Latest Cardinals rumor suggests one trade candidate is off the table
The St. Louis Cardinals are 20-26 with a woefully underperforming offense and the 24th-best collective ERA in baseball. It's all ugly, and right now, it's hard to see a light at the end of the tunnel. John Mozeliak has inspired no confidence in the fanbase and Oli Marmol, who inked an inexplicable extension over the winter, continues to get out-coached on a weekly basis.
As was the case last season. St. Louis is positioned to set up shop at the July 30 trade deadline. The Cards famously sent Jordan Montgomery to Arlington last summer, where he won the World Series with the Texas Rangers. Jack Flaherty was shipped to the Baltimore Orioles. He was, um, less successful in his new home.
Once again, the Cardinals are primed to clean house in the bullpen with a series of trades. Veterans Lance Lynn and Kyle Gibson, who both signed one-year deals this offseason, are trade candidates, per The Athletic's Jim Bowden. Miles Mikolas is another potential deadline mover.
That said, there is one Cards starter off the table. It shouldn't come as much of a surprise, but Sonny Gray is reportedly not available in trades. That could always change — we have a little over two months until the deadline passes — but St. Louis didn't pay Gray all that money just to jump ship at the first hint of adversity.

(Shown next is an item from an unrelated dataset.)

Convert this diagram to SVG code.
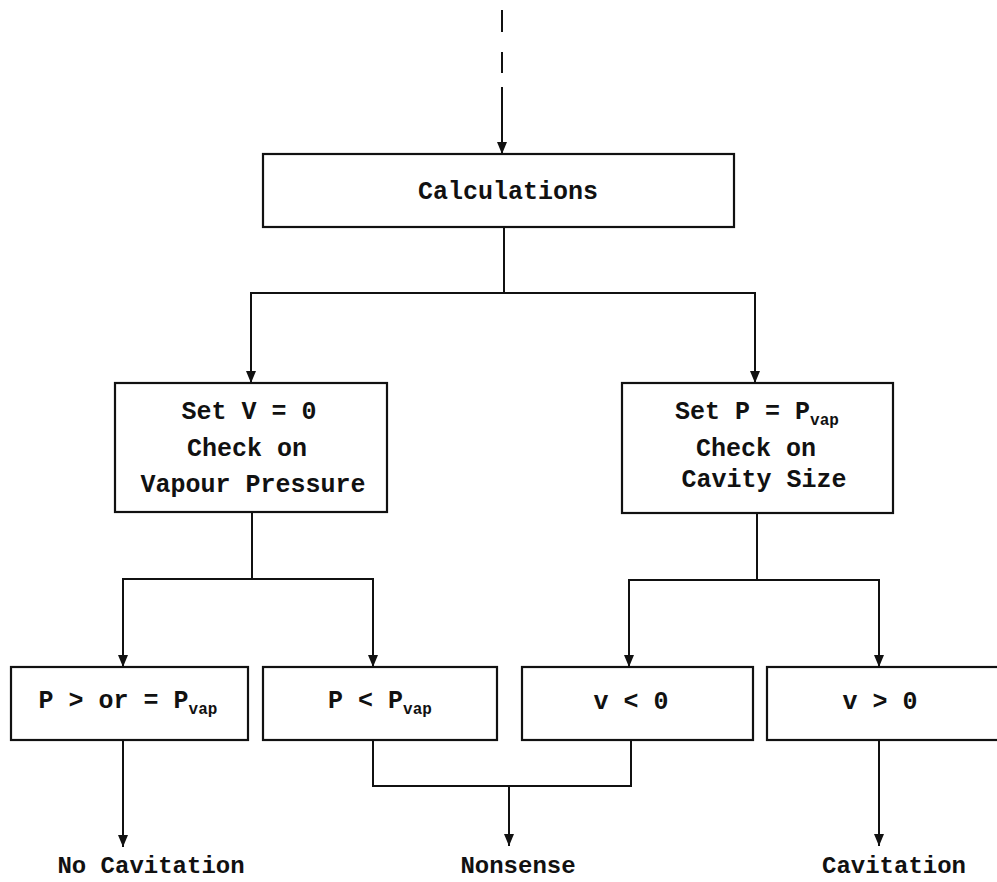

St. Louis Cardinals will not move Sonny Gray at MLB trade deadline
The 34-year-old Gray inked a three-year, $75 million deal with St. Louis early in the offseason. He has been the Cards' best starter by a country mile, as expected. He's 5-2 in seven starts with a 3.05 ERA and 1.065 WHIP, netting 53 strikeouts in 41.1 innings pitched. Gray continues to showcase impressive location control and deceptive power. Even without great velocity, Gray's strikeout rate lands in the league's 93rd percentile.
Age is the obvious concern here. Gray is a three-time All-Star who finished second in Cy Young voting last season, but his longevity is uncertain. The Cards are not a competitive team and it's not like St. Louis is well-positioned to flip a switch and contend in 2025 or 2026. This mess requires a full teardown and a comprehensive reshaping of the roster.
Even so, the Cards did not invest in Gray for one season. He's around for at least three years, with clear confidence from the front office. As such, don't expect him to get traded. A lot of contenders would sell the farm (system) to land Gray, but St. Louis is committed to at least pretending to care about winning baseball games. With such an expensive roster full of unrealized talent and has-beens, it's not hard to understand why St. Louis would cling to its best player for dear life.
Maybe signing a bunch of past-prime vets in their upper-30s to surround Gray in the starting rotation was a bad idea. If only there was some indication last season that maybe, just maybe, this St. Louis squad isn't cut out for contending.